Allen Ginsberg morreu em 5 de abril de 1997. Dois dias depois, o The New York Times publicou um texto, escrito por Frank Bruni, que mostra a  relação do autor de Uivo com seu bairro. Reproduzimos aqui (em uma livre tradução) alguns trechos desse texto.

A última foto que Ginsberg tirou, de dentro do seu apartamento, no dia 1 de abril de 1997

A última foto que Ginsberg tirou, de dentro do seu apartamento, no dia 1 de abril de 1997

Nos últimos anos, Allen Ginsberg embaralhou-se por restaurantes, livrarias e lavanderias à seco, em torno de seu loft na East 13th Street, próximo à First Avenue. Ele foi em muitos aspectos uma figura normal, um velho e barbudo homem em sua marcha descontraída, de óculos, parecendo tão familiar.

Mas para os que conseguiam colocar um nome naquele rosto, Mr. Ginsberg era maior do que a vida, uma ponte que retrocedia à história ilustre de um lugar que ele, como se fosse uma pessoa qualquer, havia ajudado a colocar no mapa cultural.

Na verdade,  Mr. Ginsberg recebeu atenção do mundo inteiro, mas sempre foi um ícone e uma criatura de “downtown Manhattan”, com sua visão de mundo forjada numa mistura de paixões políticas e sexuais, com suas excentricidades nutridas por aqueles que circulavam num submundo peculiar, sua individualidade confundida entre o mito e o boêmio de East Village, onde ele fez sua casa.   
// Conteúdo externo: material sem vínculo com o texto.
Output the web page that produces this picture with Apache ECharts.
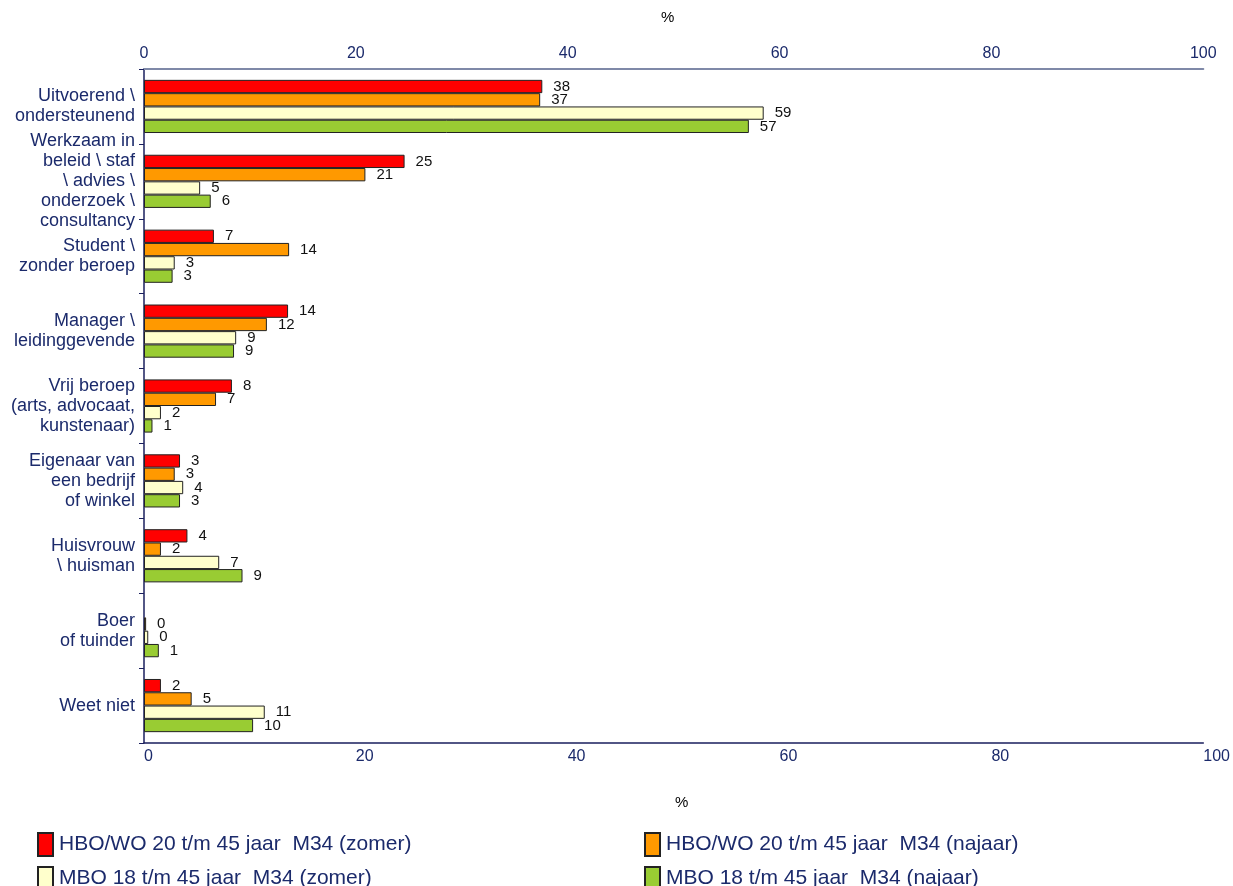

“Ele encarnava o East Village e o Lower East Side”, disse ontem Bill Morgan, amigo e arquivista de Mr. Ginsberg. “Isso o afetou, assim como ele afetou o lugar. Ele era um pararraios para o ativismo político e para as questões sociais que eram jogadas aqui”.

Mr. Ginsberg morreu de câncer no fígado na madrugada de sábado em seu apartamento, com 70 anos. Ele viveu nesse lugar por cerca de seis meses, mas tinha passado quase duas décadas em um apartamento há menos de um quarteirão de distância, na East 12th Street, também perto da First Avenue. (…)

Downtown Manhattan jamais teria evoluido dessa maneira sem Allen Ginsberg. Entre 1980 e 1990, Mr. Ginsberg permaneceu ativo e altivo em torno do bairro e de outros lugares da cidade, embora menos extravagante. Frequentemente, ele realizava leituras de poesias e no último ano, no Knitting Factory, ele recitou toda a sua obra por mais de 10 noites seguidas. Ele tentou cultivar jovens poetas, deu aulas na faculdade do Brooklyn durante os últimos 10 anos e apoiou ativamente o projeto de poesia da Igreja de St. Mark´s, na East 10th Street. Dois meses atrás, ele participou de um comício em apoio aos ocupantes de um prédio na East 13th Street. Ao longo do tempo, de alguma forma, o bairro passou por Mr. Ginsberg. Apesar de não ter perdido suas preciosas qualidades de poliglota e pansexual, o lugar tornou-se menos anárquico, mais luxuoso, um alvo para a “enobrecimento urbano” e um imã para uma nova geração de “sibaritas”, muitos dos quais não partilham da consciência política radical de Ginsberg e nem ao menos têm consciência de seu trabalho.  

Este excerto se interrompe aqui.